Azure / azure-storage-azcopy

The new Azure Storage data transfer utility - AzCopy v10
MIT License
602 stars 217 forks source link

azcopy sync does not follow symlinks #718

Open ipepe opened 4 years ago

ipepe commented 4 years ago

Which version of the AzCopy was used?

10.3.1

Which platform are you using? (ex: Windows, Mac, Linux)

Docker container (Mac/Linux) FROM microsoft/dotnet:latest

What command did you run?

azcopy sync /source http://redacted?SASKEY

What problem was encountered?

INFO: Skipping over symlink at /source/redacted because --follow-symlinks is false

How can we reproduce the problem in the simplest way?

Not sure yet. Will try to prepare repository.

Have you found a mitigation/solution?

No. I have tried adding --follow-symlinks but it says that flag is unknown.

ipepe commented 4 years ago

Could it be related to #473 ?

JohnRusk commented 4 years ago

473 was the incorrect processing of symlinks. That code is now fixed, but its only used in copy, not sync. The follow-symlinks flag is not currently supported for sync.

@zezha-msft may be able to comment on whether it is expected to be added for sync one day.

zezha-msft commented 4 years ago

Hi @ipepe, symbolic links are not yet supported for the sync command, as we have to clarify the round-trip story first, e.g. if the user syncs back from remote to local, how should the files be treated.

zezha-msft commented 4 years ago

@ipepe perhaps you could share some insights with us? What are your expectations for the round-trip scenario?

ipepe commented 4 years ago

Huh. I'm not sure. My goal with using azcopy was for my offsite backup. Good backup tool should be able to recover from on-site failure.
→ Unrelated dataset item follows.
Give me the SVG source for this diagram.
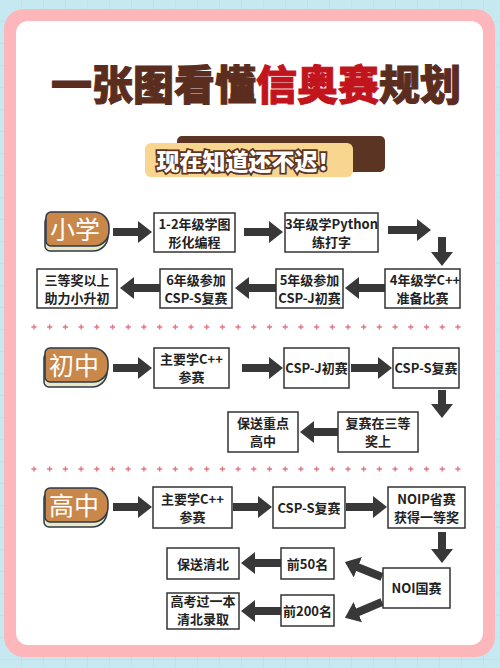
<svg xmlns="http://www.w3.org/2000/svg" width="500" height="668" viewBox="0 0 500 668">
<defs>
<style>
.box{fill:#fff;stroke:#333;stroke-width:1.5}
.t{font-family:"Noto Sans CJK SC","Noto Sans",sans-serif;font-weight:700;font-size:13px;fill:#222;text-anchor:middle}
.bt{font-family:"Noto Sans CJK SC",sans-serif;font-weight:400;font-size:25px;fill:#fff;text-anchor:middle}
.arr{stroke:#383838;stroke-width:8;fill:none;marker-end:url(#ah)}
.badge{fill:#c9874a;stroke:#2c3a48;stroke-width:1.5}
.bbase{fill:#ece8c4;stroke:#2c3a48;stroke-width:1.5}
</style>
<pattern id="grid" width="22" height="22" patternUnits="userSpaceOnUse">
<rect width="22" height="22" fill="#c6e9f1"/>
<path d="M22 0V22M0 22H22" stroke="#b2dbe6" stroke-width="1" fill="none"/>
</pattern>
<marker id="ah" viewBox="0 0 14 22" refX="2" refY="11" markerWidth="14" markerHeight="22" markerUnits="userSpaceOnUse" orient="auto">
<path d="M0,0 L14,11 L0,22 Z" fill="#383838"/>
</marker>
<path id="bshape" d="M5,0 H48 A15,15 0 0 1 63,15 V19 A15,15 0 0 1 48,34 H5 A5,5 0 0 1 0,29 V5 A5,5 0 0 1 5,0 Z"/>
<g id="pl"><path d="M-2.6 0H2.6M0 -2.6V2.6" stroke="#e27683" stroke-width="1.4"/></g>
</defs>

<rect width="500" height="668" fill="url(#grid)"/>
<rect x="4" y="9" width="491" height="648" rx="20" fill="#fdb6ba"/>
<rect x="16" y="21" width="467" height="624" rx="12" fill="#fff"/>

<g id="title">
<text x="51" y="100" font-family="'Noto Sans CJK SC',sans-serif" font-weight="900" font-size="41" fill="#5b2d1f" stroke="#5b2d1f" stroke-width="1">一张图看懂<tspan fill="#c2141c" stroke="#c2141c">信奥赛</tspan>规划</text>
</g>

<g id="subtitle">
<rect x="177" y="136" width="208" height="36" rx="5" fill="#5b3423"/>
<rect x="145" y="143" width="208" height="34" rx="6" fill="#f8d690"/>
<text x="248.5" y="170" font-family="'Noto Sans CJK SC',sans-serif" font-weight="900" font-size="23" fill="#fff" stroke="#5b3423" stroke-width="3.5" paint-order="stroke" text-anchor="middle">现在知道还不迟！</text>
</g>

<g id="dividers">
<use href="#pl" x="34" y="327"/><use href="#pl" x="49.7" y="327"/><use href="#pl" x="65.4" y="327"/><use href="#pl" x="81.1" y="327"/><use href="#pl" x="96.8" y="327"/><use href="#pl" x="112.5" y="327"/><use href="#pl" x="128.2" y="327"/><use href="#pl" x="143.9" y="327"/><use href="#pl" x="159.6" y="327"/><use href="#pl" x="175.3" y="327"/><use href="#pl" x="191" y="327"/><use href="#pl" x="206.7" y="327"/><use href="#pl" x="222.4" y="327"/><use href="#pl" x="238.1" y="327"/><use href="#pl" x="253.8" y="327"/><use href="#pl" x="269.5" y="327"/><use href="#pl" x="285.2" y="327"/><use href="#pl" x="300.9" y="327"/><use href="#pl" x="316.6" y="327"/><use href="#pl" x="332.3" y="327"/><use href="#pl" x="348" y="327"/><use href="#pl" x="363.7" y="327"/><use href="#pl" x="379.4" y="327"/><use href="#pl" x="395.1" y="327"/><use href="#pl" x="410.8" y="327"/><use href="#pl" x="426.5" y="327"/><use href="#pl" x="442.2" y="327"/><use href="#pl" x="457.9" y="327"/>
<use href="#pl" x="34" y="469"/><use href="#pl" x="49.7" y="469"/><use href="#pl" x="65.4" y="469"/><use href="#pl" x="81.1" y="469"/><use href="#pl" x="96.8" y="469"/><use href="#pl" x="112.5" y="469"/><use href="#pl" x="128.2" y="469"/><use href="#pl" x="143.9" y="469"/><use href="#pl" x="159.6" y="469"/><use href="#pl" x="175.3" y="469"/><use href="#pl" x="191" y="469"/><use href="#pl" x="206.7" y="469"/><use href="#pl" x="222.4" y="469"/><use href="#pl" x="238.1" y="469"/><use href="#pl" x="253.8" y="469"/><use href="#pl" x="269.5" y="469"/><use href="#pl" x="285.2" y="469"/><use href="#pl" x="300.9" y="469"/><use href="#pl" x="316.6" y="469"/><use href="#pl" x="332.3" y="469"/><use href="#pl" x="348" y="469"/><use href="#pl" x="363.7" y="469"/><use href="#pl" x="379.4" y="469"/><use href="#pl" x="395.1" y="469"/><use href="#pl" x="410.8" y="469"/><use href="#pl" x="426.5" y="469"/><use href="#pl" x="442.2" y="469"/><use href="#pl" x="457.9" y="469"/>
</g>

<g id="badge-primary" transform="translate(46,212)">
<use href="#bshape" class="bbase" x="-1" y="5"/>
<use href="#bshape" class="badge"/>
<text class="bt" x="29" y="26.5">小学</text>
</g>
<g id="badge-middle" transform="translate(45,348)">
<use href="#bshape" class="bbase" x="-1" y="5"/>
<use href="#bshape" class="badge"/>
<text class="bt" x="29" y="26.5">初中</text>
</g>
<g id="badge-high" transform="translate(45,488)">
<use href="#bshape" class="bbase" x="-1" y="5"/>
<use href="#bshape" class="badge"/>
<text class="bt" x="29" y="26.5">高中</text>
</g>

<g id="connectors">
<line class="arr" x1="113" y1="232" x2="140" y2="232"/>
<line class="arr" x1="244" y1="232" x2="271" y2="232"/>
<line class="arr" x1="388" y1="230" x2="419" y2="230"/>
<line class="arr" x1="442" y1="237" x2="442" y2="254"/>
<line class="arr" x1="385" y1="288" x2="357" y2="288"/>
<line class="arr" x1="276" y1="288" x2="247" y2="288"/>
<line class="arr" x1="160" y1="288" x2="132" y2="288"/>

<line class="arr" x1="113" y1="368" x2="140" y2="368"/>
<line class="arr" x1="242" y1="368" x2="271" y2="368"/>
<line class="arr" x1="351" y1="368" x2="380" y2="368"/>
<line class="arr" x1="442" y1="390" x2="442" y2="406"/>
<line class="arr" x1="338" y1="432" x2="312" y2="432"/>

<line class="arr" x1="113" y1="507" x2="140" y2="507"/>
<line class="arr" x1="233" y1="507" x2="260" y2="507"/>
<line class="arr" x1="346" y1="507" x2="375" y2="507"/>
<line class="arr" x1="442" y1="532" x2="442" y2="551"/>
<line class="arr" x1="281" y1="563" x2="253" y2="563"/>
<line class="arr" x1="281" y1="611" x2="253" y2="611"/>
<line class="arr" x1="382" y1="577" x2="356" y2="566.5"/>
<line class="arr" x1="382" y1="602" x2="356" y2="613"/>
</g>

<g id="n1"><rect class="box" x="154" y="213" width="81" height="39"/><text class="t" x="194.5" y="228.5">1-2年级学图</text><text class="t" x="194.5" y="246.5">形化编程</text></g>
<g id="n2"><rect class="box" x="285" y="213" width="93" height="39"/><text class="t" x="331.5" y="228.5">3年级学Python</text><text class="t" x="331.5" y="246.5">练打字</text></g>
<g id="n3"><rect class="box" x="385" y="269" width="75" height="39"/><text class="t" x="425" y="284.5">4年级学C++</text><text class="t" x="422.5" y="302.5">准备比赛</text></g>
<g id="n4"><rect class="box" x="276" y="269" width="67" height="39"/><text class="t" x="309.5" y="284.5">5年级参加</text><text class="t" x="309.5" y="302.5">CSP-J初赛</text></g>
<g id="n5"><rect class="box" x="160" y="269" width="72" height="39"/><text class="t" x="196" y="284.5">6年级参加</text><text class="t" x="196" y="302.5">CSP-S复赛</text></g>
<g id="n6"><rect class="box" x="37" y="269" width="80" height="39"/><text class="t" x="77" y="284.5">三等奖以上</text><text class="t" x="77" y="302.5">助力小升初</text></g>

<g id="m1"><rect class="box" x="154" y="348" width="75" height="40"/><text class="t" x="191.5" y="364">主要学C++</text><text class="t" x="191.5" y="382">参赛</text></g>
<g id="m2"><rect class="box" x="284" y="348" width="65" height="40"/><text class="t" x="316.5" y="373">CSP-J初赛</text></g>
<g id="m3"><rect class="box" x="393" y="348" width="66" height="40"/><text class="t" x="426" y="373">CSP-S复赛</text></g>
<g id="m4"><rect class="box" x="338" y="412" width="80" height="40"/><text class="t" x="378" y="428">复赛在三等</text><text class="t" x="378" y="446">奖上</text></g>
<g id="m5"><rect class="box" x="228" y="412" width="70" height="40"/><text class="t" x="263" y="428">保送重点</text><text class="t" x="263" y="446">高中</text></g>

<g id="h1"><rect class="box" x="153" y="487" width="79" height="41"/><text class="t" x="192.5" y="503.5">主要学C++</text><text class="t" x="192.5" y="521.5">参赛</text></g>
<g id="h2"><rect class="box" x="273" y="487" width="72" height="41"/><text class="t" x="309" y="512.5">CSP-S复赛</text></g>
<g id="h3"><rect class="box" x="388" y="487" width="77" height="41"/><text class="t" x="426.5" y="503.5">NOIP省赛</text><text class="t" x="426.5" y="521.5">获得一等奖</text></g>
<g id="h4"><rect class="box" x="383" y="568" width="67" height="40"/><text class="t" x="416.5" y="593">NOI国赛</text></g>
<g id="h5"><rect class="box" x="281" y="548" width="53" height="31"/><text class="t" x="307.5" y="568.5">前50名</text></g>
<g id="h6"><rect class="box" x="167" y="548" width="72" height="31"/><text class="t" x="203" y="568.5">保送清北</text></g>
<g id="h7"><rect class="box" x="281" y="595" width="53" height="31"/><text class="t" x="307.5" y="615.5">前200名</text></g>
<g id="h8"><rect class="box" x="167" y="593" width="72" height="36"/><text class="t" font-size="11.5"><tspan x="203" y="606">高考过一本</tspan><tspan x="203" y="624">清北录取</tspan></text></g>
</svg>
But here's a problem, because data I backup is from docker containers and I treat them like black boxes so I don't know what's inside and how that data is structured.
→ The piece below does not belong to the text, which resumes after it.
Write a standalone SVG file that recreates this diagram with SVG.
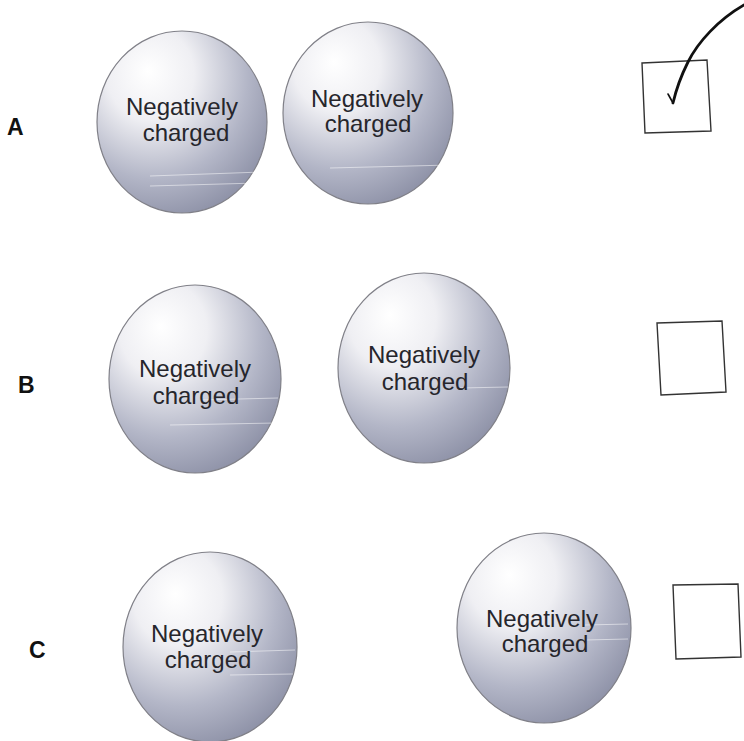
<svg xmlns="http://www.w3.org/2000/svg" width="744" height="741" viewBox="0 0 744 741">
<defs>
<radialGradient id="ball" cx="0.35" cy="0.28" r="0.85" fx="0.3" fy="0.22">
<stop offset="0" stop-color="#ffffff"/>
<stop offset="0.3" stop-color="#efeff3"/>
<stop offset="0.65" stop-color="#b3b6c7"/>
<stop offset="1" stop-color="#82869d"/>
</radialGradient>
<style>
.ball{fill:url(#ball);stroke:#808088;stroke-width:1.2}
.t{font-family:"Liberation Sans",Arial,sans-serif;font-size:24px;fill:#26262c;text-anchor:middle}
.lab{font-family:"Liberation Sans",Arial,sans-serif;font-size:23px;font-weight:bold;fill:#111}
.box{fill:none;stroke:#333;stroke-width:1.4}
.streak{stroke:#ffffff;stroke-opacity:0.5;stroke-width:1}
</style>
</defs>
<rect width="744" height="741" fill="#ffffff"/>

<g id="labels">
<text class="lab" x="7" y="135">A</text>
<text class="lab" x="18" y="393">B</text>
<text class="lab" x="29" y="658">C</text>
</g>

<g id="A1">
<ellipse class="ball" cx="182" cy="122" rx="85" ry="91"/>
<line class="streak" x1="150" y1="176" x2="262" y2="172"/>
<line class="streak" x1="150" y1="186" x2="258" y2="183"/>
<text class="t" x="182" y="115">Negatively</text>
<text class="t" x="186" y="141">charged</text>
</g>
<g id="A2">
<ellipse class="ball" cx="368" cy="113" rx="85" ry="91"/>
<line class="streak" x1="330" y1="168" x2="450" y2="165"/>
<text class="t" x="367" y="107">Negatively</text>
<text class="t" x="368" y="132">charged</text>
</g>
<g id="B1">
<ellipse class="ball" cx="195" cy="379" rx="86" ry="94"/>
<line class="streak" x1="200" y1="400" x2="278" y2="398"/>
<line class="streak" x1="170" y1="425" x2="276" y2="423"/>
<text class="t" x="195" y="377">Negatively</text>
<text class="t" x="196" y="404">charged</text>
</g>
<g id="B2">
<ellipse class="ball" cx="424" cy="368" rx="86" ry="95"/>
<line class="streak" x1="460" y1="388" x2="508" y2="387"/>
<text class="t" x="424" y="363">Negatively</text>
<text class="t" x="425" y="390">charged</text>
</g>
<g id="C1">
<ellipse class="ball" cx="210" cy="647" rx="87" ry="95"/>
<line class="streak" x1="230" y1="652" x2="295" y2="650"/>
<line class="streak" x1="230" y1="675" x2="293" y2="674"/>
<text class="t" x="207" y="642">Negatively</text>
<text class="t" x="208" y="668">charged</text>
</g>
<g id="C2">
<ellipse class="ball" cx="544" cy="628" rx="87" ry="95"/>
<line class="streak" x1="585" y1="625" x2="628" y2="624"/>
<line class="streak" x1="585" y1="640" x2="628" y2="639"/>
<text class="t" x="542" y="627">Negatively</text>
<text class="t" x="545" y="652">charged</text>
</g>

<g id="boxA"><path class="box" d="M642 63 L707 60 L711 131 L645 133 Z"/></g>
<g id="boxB"><path class="box" d="M657 323 L722 321 L726 392 L661 395 Z"/></g>
<g id="boxC"><path class="box" d="M673 585 L738 584 L741 657 L676 659 Z"/></g>

<g id="connectors">
<path d="M744 5 C718 20 698 42 688 62 C681 76 676 90 673 103" fill="none" stroke="#111" stroke-width="2.8" stroke-linecap="round"/>
<path d="M668 94 L673 103" fill="none" stroke="#111" stroke-width="1.6" stroke-linecap="round"/>
</g>
</svg>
Edit: One of these docker containers with a lot of symlinks is gitlab. You could just take approach to upload data folder from gitlab container and download it back and that container should work (with a little minor detail that gitlab has constant file permission problems).

zezha-msft commented 4 years ago

Hi @ipepe, so when we download the data back, it's ok to not recreate the symbolic links, right?
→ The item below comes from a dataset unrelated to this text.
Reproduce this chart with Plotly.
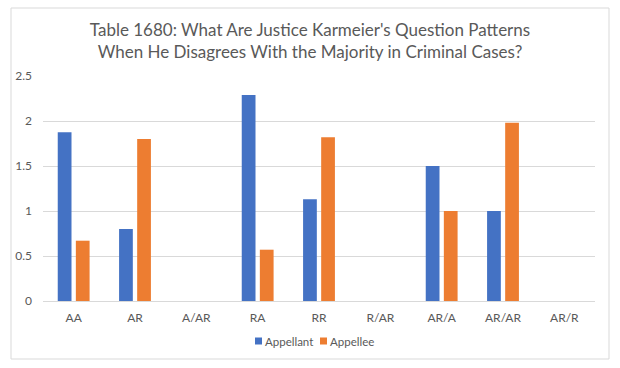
import plotly.graph_objects as go

categories = ["AA", "AR", "A/AR", "RA", "RR", "R/AR", "AR/A", "AR/AR", "AR/R"]
appellant = [1.875, 0.8, 0, 2.29, 1.13, 0, 1.5, 1.0, 0]
appellee = [0.67, 1.8, 0, 0.57, 1.82, 0, 1.0, 1.98, 0]
series_names = ["Appellant", "Appellee"]
series_colors = ["#4472C4", "#ED7D31"]
y_ticks = [0, 0.5, 1, 1.5, 2, 2.5]
y_tick_labels = ["0", "0.5", "1", "1.5", "2", "2.5"]

font_family = "Lato, Open Sans, sans-serif"
gray = "#595959"

W, H = 620, 368
L, R, T, B = 43, 25, 76, 67
pw, ph = W - L - R, H - T - B


def px_x(px):
    return (px - L) / pw


def px_y(py):
    return (T + ph - py) / ph


fig = go.Figure()
for name, vals, col in zip(series_names, [appellant, appellee], series_colors):
    fig.add_trace(go.Bar(name=name, x=categories, y=vals, marker_color=col,
                         marker_line_width=0, showlegend=False))

# legend: small squares + text
legend_x = [255, 320]
shapes = [dict(type="rect", xref="paper", yref="paper",
               x0=px_x(11), x1=px_x(609), y0=px_y(359), y1=px_y(8),
               line=dict(color="#d9d9d9", width=1), fillcolor="rgba(0,0,0,0)",
               layer="below")]
annotations = []
for name, col, lx in zip(series_names, series_colors, legend_x):
    shapes.append(dict(type="rect", xref="paper", yref="paper",
                       x0=px_x(lx), x1=px_x(lx + 7), y0=px_y(344.5), y1=px_y(337.5),
                       line=dict(width=0), fillcolor=col))
    annotations.append(dict(text=name, xref="paper", yref="paper",
                            x=px_x(lx + 8), y=px_y(341), xanchor="left", yanchor="middle",
                            showarrow=False, font=dict(size=11.5, color=gray)))

fig.update_layout(
    width=W, height=H,
    margin=dict(l=L, r=R, t=T, b=B, autoexpand=False),
    paper_bgcolor="white", plot_bgcolor="white",
    barmode="group", bargap=0.41, bargroupgap=0.24,
    showlegend=False,
    title=dict(
        text="Table 1680: What Are Justice Karmeier's Question Patterns<br>When He Disagrees With the Majority in Criminal Cases?",
        x=0.5, xanchor="center", xref="container",
        y=1 - 36 / H, yanchor="top", yref="container",
        font=dict(family=font_family, size=17, color=gray),
    ),
    font=dict(family=font_family, size=12, color=gray),
    xaxis=dict(showgrid=False, showline=True, linecolor="#d9d9d9", ticks="",
               ticklabelstandoff=6, tickfont=dict(size=12, color=gray)),
    yaxis=dict(range=[0, 2.5], tickvals=y_ticks, ticktext=y_tick_labels,
               showgrid=True, gridcolor="#d9d9d9", zeroline=False,
               showline=False, ticks="", ticklabelstandoff=10,
               tickfont=dict(size=12, color=gray)),
    shapes=shapes,
    annotations=annotations,
)

fig.write_html("out.html", config={"displayModeBar": False},
               post_script="document.body.style.margin='0';")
ipepe commented 4 years ago

In perfect world, the data sent, should be same as data received. I understand that complexity of this technical challenge can be hard if not impossible to overcome. I personally will archive all my data first using tar, and then send it through azcopy to keep my data in check. I sacrifice a lot but by doing this I'm sure that once I need that data back I will get exactly what I sent.

zezha-msft commented 4 years ago

Thanks @ipepe for the insights, I'll bring this feature request to our PM.

adreed-msft commented 4 years ago

Right, copy has --follow-symlinks but not Sync.

So, partly this is an issue with our error messages, and this is also somewhat an issue with Sync. @zezha-msft this should just be a case of adding the flag to sync, since it exists within the enumerators. I left this as a TODO during the copy refactoring.

adreed-msft commented 4 years ago

That, and testing.

gar1t commented 3 years ago

The lack of symmetry here is surprising and I would have classified this as a bug rather than a missing feature. That someone (above) is tarring files with sync suggests that sync is broken.

EraYaN commented 1 year ago

For our use case (publishing local files to Azure Files periodically), just following symlinks would be good enough, without a round trip story. Especially when symlinks point to outside the directory structure that is being synced (as a "view" of a much larger filesystem for example).

Currently we use rsync --copy-links the man page gives this: --copy-links transform symlink into referent file/dir and that also does not have a round trip story.

ld0614 commented 3 weeks ago

Any update on this feature request? I have a (Windows) mount point which I would like to be able to copy data from. Ideally I'd like the mount point to simply be considered as a directory so that I could reverse the sync and copy back into a mount point but thats less important as there are other ways to get the data back.